Sunday, January 27, 2013

Lowest common denominator

One of the biggest flaws in attempts to bring 'equality' into being by law is that it works all too well. The problem being that it's the equality of the lowest common denominator. Where a system will be trumpeted by politicians as being fair, what you end up with is a second class system rather than a first class one.
Telegraph.
The country’s brightest pupils are being held back by comprehensives which fail to push them to achieve the top grades needed for the best universities, the chief inspector of schools has warned.
Sir Michael Wilshaw has ordered an urgent “rapid response survey” of how state schools teach the most able children. It will be the most extensive investigation of gifted and talented provision undertaken by the watchdog.
The “landmark” report, to be published in the spring, will address fears that children who get top marks in primary school are being let down by some secondary school teachers who leave them to coast rather than stretch them to achieve the best exam results.
The report was disclosed after league tables showed that hundreds of secondary schools did not produce a single pupil with high enough grades in tough academic subjects to win a place at elite universities.
Inspectors will investigate concerns that bright pupils who are taught in mixed ability classes are failing to be stretched and that schools are entering clever children too early for GCSE exams so that they gain only the C grades that count in league tables and are not pushed to the full extent of their abilities.
And that's equality for you in a nutshell, where the needs of the many are holding back our best and brightest because the system forces them (unless they are very lucky) into an environment where they aren't stretched because their teachers are struggling to cope with the not so bright.
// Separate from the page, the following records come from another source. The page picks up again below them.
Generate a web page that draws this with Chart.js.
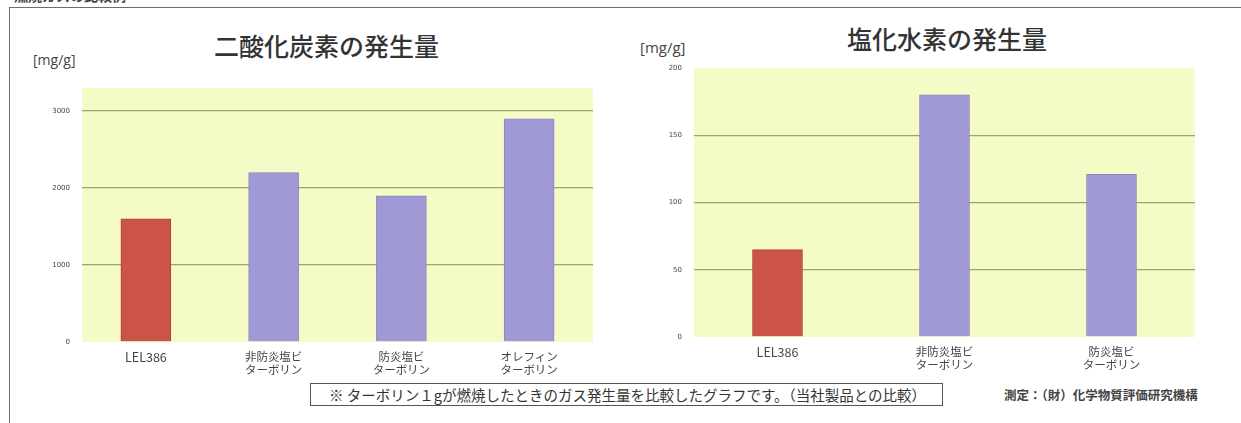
<!DOCTYPE html>
<html>
<head>
<meta charset="utf-8">
<script src="https://cdn.jsdelivr.net/npm/chart.js@4.4.1/dist/chart.umd.min.js"></script>
<style>
  body { margin: 0; background: #fff; width: 1241px; height: 423px; overflow: hidden; position: relative;
         font-family: "Noto Sans CJK JP", "Noto Sans", sans-serif; color: #333; }
  .abs { position: absolute; }
  #frame { left: 9px; top: 7px; width: 1260px; height: 440px; border: 1.5px solid #6e6e6e; }
  .title { font-size: 25px; font-weight: 500; color: #333; white-space: nowrap; }
  .unit { color: #444; white-space: nowrap; font-family: "Open Sans", "Noto Sans", sans-serif; }
  #note { left: 310px; top: 383px; width: 633px; height: 23px; border: 1.3px solid #555; font-size: 14.5px;
          line-height: 21px; padding-left: 18px; box-sizing: border-box; color: #333; white-space: nowrap; }
  #src { left: 1004px; top: 385px; font-size: 12.5px; font-weight: bold; color: #444; white-space: nowrap; }
</style>
</head>
<body>
<div class="abs" style="left:14px; top:-15px; font-size:14px; font-weight:bold; color:#444;">燃焼ガスの比較例</div>
<div id="frame" class="abs"></div>

<div class="abs title" style="left:214px; top:27px;">二酸化炭素の発生量</div>
<div class="abs unit" style="left:33px; top:50px; font-size:14px;">[mg/g]</div>
<div class="abs" style="left:40px; top:20px; width:560px; height:360px;"><canvas id="co2Chart"></canvas></div>

<div class="abs title" style="left:847px; top:20px;">塩化水素の発生量</div>
<div class="abs unit" style="left:640px; top:37px; font-size:15px;">[mg/g]</div>
<div class="abs" style="left:640px; top:20px; width:565px; height:360px;"><canvas id="hclChart"></canvas></div>

<div id="note" class="abs">※ ターボリン１gが燃焼したときのガス発生量を比較したグラフです。（当社製品との比較）</div>
<div id="src" class="abs">測定：（財）化学物質評価研究機構</div>

<script>
document.addEventListener("DOMContentLoaded", function () {
  // データ
  const co2Labels = ["LEL386", ["非防炎塩ビ", "ターボリン"], ["防炎塩ビ", "ターボリン"], ["オレフィン", "ターボリン"]];
  const co2Values = [1600, 2200, 1900, 2900];
  const co2Ticks = [0, 1000, 2000, 3000];

  const hclLabels = ["LEL386", ["非防炎塩ビ", "ターボリン"], ["防炎塩ビ", "ターボリン"]];
  const hclValues = [65, 180, 121];
  const hclTicks = [0, 50, 100, 150, 200];

  const RED = "#cc5447";
  const PURPLE = "#9f9ad6";

  /* ===== 背景（黄色） ===== */
  const yellowBg = {
    id: "yellowBg",
    beforeDraw(chart) {
      const a = chart.chartArea;
      const c = chart.ctx;
      c.save();
      c.fillStyle = "#f4fbc6";
      c.fillRect(a.left, a.top, a.right - a.left, a.bottom - a.top);
      c.restore();
    },
  };

  function makeChart(id, labels, values, ticks, max, yWidth, pad) {
    const ctx = document.getElementById(id).getContext("2d");
    new Chart(ctx, {
      type: "bar",
      data: {
        labels: labels,
        datasets: [
          {
            data: values,
            backgroundColor: values.map((v, i) => (i === 0 ? RED : PURPLE)),
            borderColor: values.map((v, i) => (i === 0 ? "#a9443a" : "#8a85c2")),
            borderWidth: 1,
            barThickness: 50,
          },
        ],
      },
      options: {
        responsive: true,
        maintainAspectRatio: false,
        animation: false,
        layout: { padding: pad },
        plugins: { legend: { display: false }, tooltip: { enabled: false } },
        scales: {
          x: {
            grid: { display: false },
            border: { display: false },
            afterFit: function (s) { s.height = 36; },
            ticks: {
              color: "#444",
              padding: 0,
              maxRotation: 0,
              font: (c) => ({
                size: c.index === 0 ? 12.5 : 11.5,
                family: "'Noto Sans CJK JP', sans-serif",
                lineHeight: 1.15,
              }),
            },
          },
          y: {
            min: 0,
            max: max,
            afterFit: function (s) { s.width = yWidth; },
            afterBuildTicks: function (s) { s.ticks = ticks.map((v) => ({ value: v })); },
            border: { display: false },
            grid: {
              drawTicks: false,
              lineWidth: 1.3,
              color: (c) => (c.tick && c.tick.value > 0 && c.tick.value < max ? "#9aa764" : "rgba(0,0,0,0)"),
            },
            ticks: {
              color: "#444",
              padding: 12,
              callback: (v) => String(v),
              font: { size: 7, family: "'DejaVu Sans', sans-serif" },
            },
          },
        },
      },
      plugins: [yellowBg],
    });
  }

  makeChart("co2Chart", co2Labels, co2Values, co2Ticks, 3300, 42, { top: 68, right: 7, bottom: 2, left: 0 });
  makeChart("hclChart", hclLabels, hclValues, hclTicks, 200, 54, { top: 48, right: 10, bottom: 7, left: 0 });
});
</script>
</body>
</html>
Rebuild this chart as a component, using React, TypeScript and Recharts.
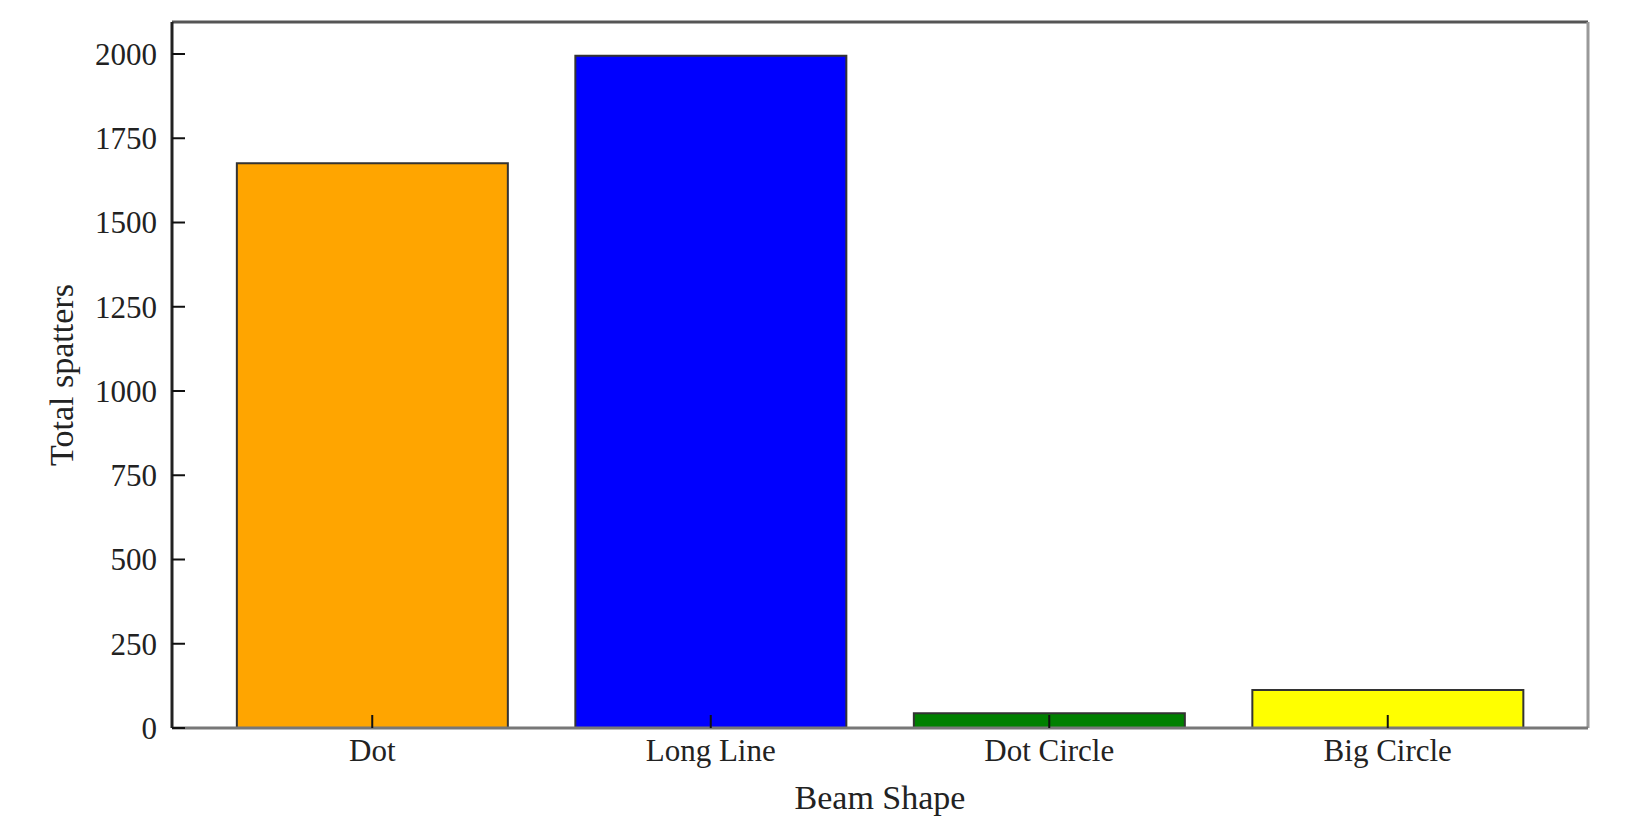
import React from 'react';
import { BarChart, Bar, XAxis, YAxis, Cell, Label } from 'recharts';

const categories = ['Dot', 'Long Line', 'Dot Circle', 'Big Circle'];
const totalSpatters = [1676, 1995, 44, 113];
const barColors = ['#FFA500', '#0000FF', '#008000', '#FFFF00'];
const yTicks = [0, 250, 500, 750, 1000, 1250, 1500, 1750, 2000];
const yMax = 2095;

const data = categories.map((name, i) => ({ name, value: totalSpatters[i] }));

const FONT = '"Liberation Serif", "Times New Roman", Times, serif';

const XTick = (props: any) => {
  const { x, y, payload } = props;
  return (
    <g>
      <line x1={x} x2={x} y1={y} y2={y - 13} stroke="#111" strokeWidth={2} />
      <text x={x} y={y + 11} dy="0.71em" textAnchor="middle" fontFamily={FONT} fontSize={31} fill="#222">
        {payload.value}
      </text>
    </g>
  );
};

const YTick = (props: any) => {
  const { x, y, payload } = props;
  return (
    <g>
      <line x1={x + 15} x2={x + 28} y1={y} y2={y} stroke="#111" strokeWidth={2} />
      <text x={x} y={y} dy="0.35em" textAnchor="end" fontFamily={FONT} fontSize={31} fill="#222">
        {payload.value}
      </text>
    </g>
  );
};

const YLabel = (p: any) => {
  const vb = p.viewBox || { x: 0, y: 14, width: 164, height: 706 };
  const cx = vb.x + 65;
  const cy = vb.y + vb.height / 2;
  return (
    <text
      transform={`translate(${cx}, ${cy}) rotate(-90)`}
      textAnchor="middle"
      fontFamily={FONT}
      fontSize={34}
      fill="#222"
    >
      Total spatters
    </text>
  );
};

const XLabel = (p: any) => {
  const vb = p.viewBox || { x: 164, y: 720, width: 1416, height: 95 };
  return (
    <text x={vb.x + vb.width / 2} y={vb.y + 81} textAnchor="middle" fontFamily={FONT} fontSize={34} fill="#222">
      Beam Shape
    </text>
  );
};

export default function App() {
  return (
    <div style={{ width: 1628, height: 815, background: '#fff' }}>
      <BarChart
        width={1628}
        height={815}
        data={data}
        margin={{ top: 13, right: 47, bottom: 0, left: 0 }}
        barCategoryGap="10%"
      >
        <Bar dataKey="value" isAnimationActive={false} stroke="#333" strokeWidth={2}>
          {data.map((d, i) => (
            <Cell key={d.name} fill={barColors[i]} />
          ))}
        </Bar>
        <XAxis
          xAxisId="top"
          orientation="top"
          type="number"
          domain={[0, 1]}
          ticks={[0, 1]}
          height={1}
          tick={false}
          tickLine={false}
          axisLine={{ stroke: '#555', strokeWidth: 3 }}
        />
        <YAxis
          yAxisId="right"
          orientation="right"
          type="number"
          domain={[0, 1]}
          ticks={[0, 1]}
          width={1}
          tick={false}
          tickLine={false}
          axisLine={{ stroke: '#999', strokeWidth: 3 }}
        />
        <XAxis
          dataKey="name"
          height={95}
          padding={{ left: 31, right: 31 }}
          tickLine={false}
          tickSize={0}
          tickMargin={0}
          tick={<XTick />}
          interval={0}
          axisLine={{ stroke: '#777', strokeWidth: 3 }}
        >
          <Label content={<XLabel />} />
        </XAxis>
        <YAxis
          width={164}
          type="number"
          domain={[0, yMax]}
          ticks={yTicks}
          interval={0}
          tickLine={false}
          tickSize={0}
          tickMargin={15}
          tick={<YTick />}
          axisLine={{ stroke: '#222', strokeWidth: 3 }}
        >
          <Label content={<YLabel />} />
        </YAxis>
      </BarChart>
    </div>
  );
}
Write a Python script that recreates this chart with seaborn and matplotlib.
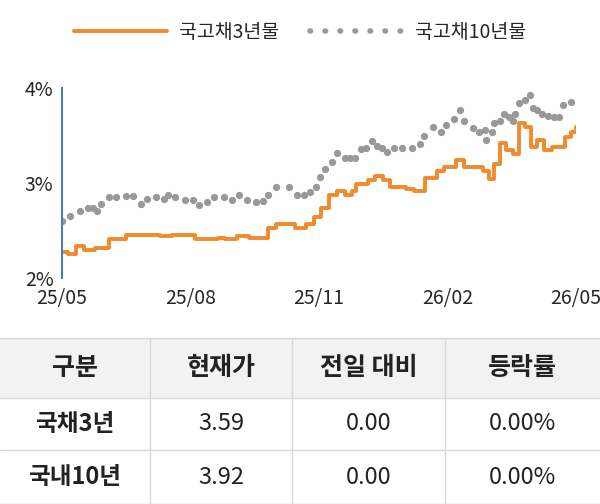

Because of moves towards equality social mobility has stagnated in the UK, where the brightest used to be able to get a good education at a grammar school and hence go to a (state paid) university degree course and improve their prospects and give themselves a better life. They have been left to wallow in boredom by the system only to find if they do make it to university their degrees have devalued by countless other degrees on offer and they have a mountain of debt to repay too.
It doesn't matter what the Ofsted chief wants, it's unlikely that he or the government will be able to break a culture of failure that goes back to the 1970's (at least) where equality has become equality of failure, rather than opportunity for success.
Perhaps this has been deliberate as many suspect, to create a society of worker drones subservient to the 'master class' of well educated intelligentsia. Though I rather doubt they'll like the end result, such ego trips usually end up with revolt and the elimination of the haves by the have nots. Then again why attribute to malice where sheer stupidity provides a reasonable answer. Well meaning stupidity perhaps, but still stupidity.
Perhaps in the end we will have to admit that the system itself is broken irreparably and rebuild from the ground up, though I suspect politicians will continue to tinker around the edges for decades yet.
Still at least they achieved equality.

1 annotations:

Lee said...

It happened to me over thirty years ago. Being academically bright I was bored and tormented at the local comprehensive school.